Proposed Workflow (Not Finalized):
- Work completed by assigned consultant/team
- Engineering team provides technical review
- Product & community team evaluates work products and invoices
- Executive team makes final approval based on recommendations
Outstanding Issues:
- Process not yet tested with larger, more complex tasks
- Need to establish a process for product / community team to oversee individual tasks in Phase 11C
- Individual P/C member?
- Subset of P/C members?
- Staff from a single agency?
- Concern about "finish line" definition and budget risk if multiple review layers request changes
- Well-defined scopes and budgets required to ensure "finish line" / deliverables are well-defined
4. Key Distinctions: Phase 11B vs 11C
Phase 11B Tasks:
- Small, well-defined issues ($4,000-$6,000 range)

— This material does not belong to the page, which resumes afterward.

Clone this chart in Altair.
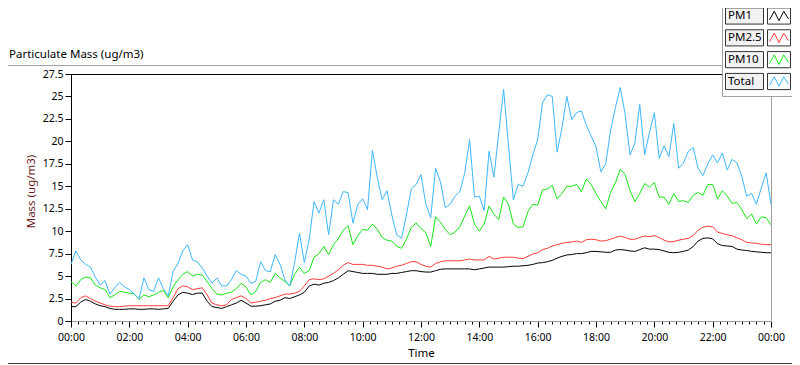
import altair as alt
import pandas as pd

# ---------------- data (10-minute samples) ----------------
step_minutes = 10
n_points = 145
hours = [i * step_minutes / 60 for i in range(n_points)]

series_names = ["PM1", "PM2.5", "PM10", "Total"]
series_colors = ["#000000", "#FF3B3B", "#17E617", "#3DB7FB"]

pm1 = [1.6, 1.6, 2.1, 2.4, 2.2, 1.9, 1.7, 1.6, 1.4, 1.3, 1.3, 1.3, 1.35, 1.35, 1.3, 1.3, 1.35, 1.35, 1.3, 1.35, 1.4, 2.2, 2.9, 3.2, 3.1,
       2.95, 3.1, 3.1, 2.2, 1.6, 1.5, 1.4, 1.6, 1.8, 2.0, 2.3, 2.0, 1.65, 1.65, 1.7, 1.8, 1.9, 2.2, 2.3, 2.6, 2.5, 2.7, 2.9, 3.2,
       3.9, 4.1, 4.0, 4.2, 4.3, 4.5, 4.8, 5.2, 5.6, 5.5, 5.4, 5.3, 5.3, 5.3, 5.2, 5.2, 5.2, 5.3, 5.3, 5.4, 5.5, 5.6, 5.6, 5.5,
       5.45, 5.45, 5.6, 5.75, 5.8, 5.8, 5.8, 5.8, 5.8, 5.8, 5.7, 5.8, 5.9, 6.0, 6.0, 6.0, 6.0, 6.05, 6.1, 6.1, 6.15, 6.2, 6.3, 6.45,
       6.5, 6.6, 6.75, 7.0, 7.2, 7.35, 7.4, 7.5, 7.5, 7.6, 7.75, 7.75, 7.7, 7.65, 7.65, 7.9, 7.95, 7.9, 7.8, 7.75, 7.95, 8.15, 8.0, 8.0,
       7.95, 7.8, 7.65, 7.6, 7.65, 7.75, 7.9, 8.3, 8.9, 9.2, 9.25, 9.15, 8.6, 8.4, 8.35, 8.3, 8.0, 7.9, 7.85, 7.75, 7.7, 7.65, 7.6, 7.6]

pm25 = [2.1, 2.0, 2.6, 2.8, 2.5, 2.2, 2.0, 1.8, 1.65, 1.6, 1.6, 1.65, 1.7, 1.7, 1.7, 1.7, 1.7, 1.7, 1.7, 1.7, 1.7, 2.6, 3.6, 3.9, 3.8,
        3.5, 3.6, 3.7, 2.9, 2.0, 1.8, 1.7, 1.8, 2.4, 2.6, 2.8, 2.5, 2.0, 2.1, 2.2, 2.3, 2.5, 2.6, 2.8, 3.0, 3.0, 3.1, 3.3, 3.9,
        4.6, 4.7, 4.6, 4.7, 5.0, 5.3, 5.7, 6.2, 6.5, 6.3, 6.3, 6.3, 6.2, 6.2, 6.1, 6.0, 5.8, 5.9, 6.1, 6.2, 6.4, 6.6, 6.6, 6.3,
        6.1, 6.0, 6.4, 6.6, 6.7, 6.7, 6.7, 6.7, 6.8, 6.9, 6.8, 6.8, 6.8, 7.2, 6.9, 7.0, 7.1, 7.1, 7.1, 7.0, 6.95, 7.2, 7.45, 7.6,
        7.95, 8.1, 8.35, 8.5, 8.65, 8.75, 8.8, 8.9, 8.75, 9.05, 9.1, 9.05, 8.9, 8.95, 9.1, 9.3, 9.45, 9.3, 9.1, 9.1, 9.3, 9.45, 9.4, 9.5,
        9.3, 9.0, 8.8, 8.85, 9.0, 9.1, 9.2, 9.5, 10.1, 10.45, 10.55, 10.5, 9.9, 9.75, 9.6, 9.5, 9.25, 9.05, 8.75, 8.7, 8.65, 8.55, 8.5, 8.5]

pm10 = [4.4, 3.9, 4.6, 4.9, 4.8, 4.0, 3.7, 3.5, 2.6, 2.9, 3.3, 3.2, 3.1, 3.0, 2.4, 2.9, 2.7, 2.9, 3.2, 3.4, 2.6, 3.8, 4.6, 5.2, 5.5,
        5.0, 5.2, 5.1, 4.4, 3.6, 3.0, 2.9, 3.1, 3.2, 3.6, 4.2, 3.8, 2.9, 3.3, 4.3, 4.6, 4.3, 5.3, 4.8, 4.4, 3.9, 5.2, 6.0, 5.3,
        5.6, 7.1, 7.5, 8.3, 7.4, 8.5, 9.2, 10.1, 10.6, 8.5, 9.5, 10.2, 10.1, 10.8, 10.2, 9.3, 9.0, 8.9, 8.3, 8.1, 9.1, 10.4, 10.9, 10.3,
        9.8, 8.3, 11.6, 11.0, 10.2, 9.6, 9.9, 10.5, 11.7, 12.8, 10.8, 10.0, 10.8, 12.8, 11.9, 11.3, 13.8, 13.0, 10.8, 10.4, 10.5, 12.2, 13.0, 12.9,
        14.6, 14.7, 15.1, 13.6, 14.2, 15.0, 15.0, 15.2, 14.4, 15.8, 15.2, 14.2, 13.3, 12.5, 14.3, 15.4, 16.9, 16.3, 14.5, 13.3, 14.2, 15.3, 14.9, 15.4,
        13.8, 13.8, 13.0, 14.2, 13.3, 13.4, 13.2, 14.0, 14.3, 14.0, 15.2, 15.2, 13.6, 14.5, 13.9, 13.1, 13.2, 12.4, 11.4, 11.9, 10.8, 11.6, 11.5, 10.7]

total = [6.3, 7.8, 6.8, 6.3, 6.0, 4.9, 4.0, 4.5, 3.0, 3.7, 4.3, 3.8, 3.5, 3.0, 2.5, 4.8, 3.5, 3.3, 4.8, 3.6, 2.8, 5.5, 6.4, 7.8, 8.5,
         6.8, 6.6, 5.9, 5.0, 4.2, 4.8, 3.9, 3.9, 4.6, 5.6, 5.2, 5.0, 4.2, 4.4, 6.6, 5.6, 5.5, 7.4, 6.3, 4.6, 3.9, 6.5, 9.8, 6.5,
         9.1, 13.3, 12.0, 13.5, 9.6, 13.5, 13.0, 14.4, 14.3, 10.9, 13.0, 13.6, 12.4, 19.0, 16.0, 13.5, 14.5, 11.8, 9.6, 9.2, 11.8, 14.7, 15.2, 16.3,
         13.0, 11.5, 17.0, 15.5, 12.6, 13.0, 13.9, 14.4, 16.5, 20.2, 13.8, 13.9, 12.3, 18.9, 16.0, 21.0, 25.8, 19.5, 13.5, 15.2, 15.0, 16.5, 18.5, 20.2,
         24.3, 25.2, 25.0, 18.8, 21.5, 25.0, 22.4, 23.2, 23.4, 21.8, 20.6, 19.4, 16.6, 17.5, 21.2, 23.8, 26.0, 23.0, 18.5, 19.8, 24.1, 18.5, 21.0, 23.2,
         18.1, 19.5, 18.3, 22.0, 17.0, 17.6, 18.9, 19.3, 17.0, 16.2, 17.5, 18.5, 17.6, 18.7, 16.8, 18.0, 17.6, 16.1, 13.9, 14.2, 13.0, 14.8, 16.5, 13.0]

x_tick_values = [q * 0.25 for q in range(97)]      # every 15 minutes, labels every 2 h
y_tick_values = [k * 2.5 for k in range(12)]

chart_title = "Particulate Mass (ug/m3)"
x_title = "Time"
y_title = "Mass (ug/m3)"

# ---------------- tables ----------------
long_df = pd.DataFrame({
    "hour": hours * len(series_names),
    "mass": pm1 + pm25 + pm10 + total,
    "series": [s for s in series_names for _ in range(n_points)],
})
legend_df = pd.DataFrame({"series": series_names, "idx": list(range(len(series_names)))})
one = pd.DataFrame({"k": [0]})

FONT = "Noto Sans"
W, H = 700, 247

color_scale = alt.Scale(domain=series_names, range=series_colors)

x_axis = alt.Axis(
    values=x_tick_values,
    labelExpr="datum.value % 2 === 0 ? ((datum.value % 24) < 10 ? '0' : '') + (datum.value % 24) + ':00' : ''",
    labelOverlap=False, labelFlush=False, grid=False,
    tickSize={"condition": {"test": "datum.value % 2 === 0", "value": 6}, "value": 3},
    tickColor="#000000", domainColor="#A0A0A0",
    labelFont=FONT, labelFontSize=10.5, labelColor="#000000", labelPadding=5,
    titleFont=FONT, titleFontSize=11.5, titleFontWeight="normal", titleColor="#000000",
    titleBaseline="middle", titleY=32,
)
y_axis = alt.Axis(
    values=y_tick_values, format=".1~f", grid=False,
    tickSize=6, tickColor="#000000", domainColor="#000000",
    labelFont=FONT, labelFontSize=10.5, labelColor="#000000", labelPadding=2,
    titleFont=FONT, titleFontSize=11.5, titleFontWeight="normal", titleColor="#6B1D1D",
    titleAngle=270, titleBaseline="middle", titleX=-40, titleY=117,
)

lines = alt.Chart(long_df).mark_line(strokeWidth=1, clip=True).encode(
    x=alt.X("hour:Q", scale=alt.Scale(domain=[0, 24], nice=False, zero=False), axis=x_axis, title=x_title),
    y=alt.Y("mass:Q", scale=alt.Scale(domain=[0, 27.5], nice=False), axis=y_axis, title=y_title),
    color=alt.Color("series:N", scale=color_scale, legend=None),
)

# plot-area frame (top black, right grey) and outer frame lines
top_border = alt.Chart(one).mark_rule(color="#000000", strokeWidth=1).encode(
    x=alt.value(0), x2=alt.value(W), y=alt.value(0.5))
right_border = alt.Chart(one).mark_rule(color="#A0A0A0", strokeWidth=1).encode(
    x=alt.value(W + 0.5), y=alt.value(0), y2=alt.value(H + 0.5))
frame_top = alt.Chart(one).mark_rule(color="#A0A0A0", strokeWidth=1).encode(
    x=alt.value(-63), x2=alt.value(651), y=alt.value(-8.5))
frame_bottom = alt.Chart(one).mark_rule(color="#3C3C3C", strokeWidth=1).encode(
    x=alt.value(-63), x2=alt.value(721), y=alt.value(289.5))

title_text = alt.Chart(one).mark_text(align="left", baseline="middle", font=FONT, fontSize=11.5, color="#000000").encode(
    x=alt.value(-62), y=alt.value(-19), text=alt.value(chart_title))

# legend panel
leg_scale = alt.Scale(domain=[0, 3], range=[-58, 7.5])
panel = alt.Chart(one).mark_rect(fill="#FFFFFF", stroke=None).encode(
    x=alt.value(651), x2=alt.value(721), y=alt.value(-66), y2=alt.value(22))
panel_left = alt.Chart(one).mark_rule(color="#A0A0A0", strokeWidth=1).encode(
    x=alt.value(651.5), y=alt.value(-66), y2=alt.value(22.5))
panel_bottom = alt.Chart(one).mark_rule(color="#A0A0A0", strokeWidth=1).encode(
    x=alt.value(651.5), x2=alt.value(721), y=alt.value(22.5))

label_boxes = alt.Chart(legend_df).transform_calculate(
    y0="datum.idx - 0.37", y1="datum.idx + 0.37"
).mark_rect(fill="#F2F2F2", stroke="#333333", strokeWidth=1).encode(
    x=alt.value(654.5), x2=alt.value(692.5),
    y=alt.Y("y0:Q", scale=leg_scale, axis=None), y2="y1:Q")
swatch_boxes = alt.Chart(legend_df).transform_calculate(
    y0="datum.idx - 0.37", y1="datum.idx + 0.37"
).mark_rect(fill="#FFFFFF", stroke="#333333", strokeWidth=1).encode(
    x=alt.value(696.5), x2=alt.value(719.5),
    y=alt.Y("y0:Q", scale=leg_scale, axis=None), y2="y1:Q")
label_text = alt.Chart(legend_df).mark_text(align="left", baseline="middle", font=FONT, fontSize=11.5, color="#000000").encode(
    x=alt.value(657), y=alt.Y("idx:Q", scale=leg_scale, axis=None), text="series:N")
zigzag = alt.Chart(legend_df).mark_point(
    shape="M-1,0.4L-0.5,-0.5L0,0.5L0.5,-0.5L1,0.3", filled=False, size=360, strokeWidth=1, opacity=1
).encode(
    x=alt.value(708), y=alt.Y("idx:Q", scale=leg_scale, axis=None),
    color=alt.Color("series:N", scale=color_scale, legend=None))

chart = alt.layer(
    lines, top_border, right_border, frame_top, frame_bottom, title_text,
    panel, panel_left, panel_bottom, label_boxes, swatch_boxes, label_text, zigzag,
).resolve_scale(y="independent").properties(
    width=W, height=H,
    padding={"left": 63, "top": 66, "right": 21, "bottom": 44},
    autosize=alt.AutoSizeParams(type="none"),
    background="#FFFFFF",
).configure(font=FONT).configure_view(stroke=None)

chart.save("out.html", embed_options={"renderer": "svg", "actions": False})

- Clear approach to resolution
- Low ambiguity in execution
- Successfully used collaborative "planning poker" budgeting
Phase 11C Tasks:
- Larger scope ($40,000-$60,000 range)
- Multiple potential technical approaches
- Higher complexity and ambiguity
- Examples: data model documentation, telecommute model implementation, application analysis guide
Implication: Collaborative scoping methods that worked for 11B may not scale to 11C's complexity, supporting the competitive proposal approach.
Decisions Made
- Deadline Extension: Consultant proposals for Phase 11C tasks due January 23rd (extended from January 9th)
- Agency Presentations: Continue every 3 weeks with pre-assigned schedule allowing flexible content
- Team Structure Review: Ongoing discussion about combining/eliminating executive and all-hands meetings
Action Items
- Zephyr Foundation: Send follow-up email confirming January 23rd deadline
- Zephyr Foundation: Distribute meeting notes promptly to all participants
- All Participants: Submit feedback on team structure and workflow concerns
- Consortium Members: Consider recommendations about team membership (agency vs. consultant roles)
- Product Team: Develop process for assigning oversight of individual Phase 11C tasks
Open Questions
- Should executive and all-hands meetings be combined?
- What is the optimal consultant role on executive and product teams?
- How should deliverable review workflow be structured for larger Phase 11C tasks?
- How to balance collaborative engagement with clear scope definition and budget certainty?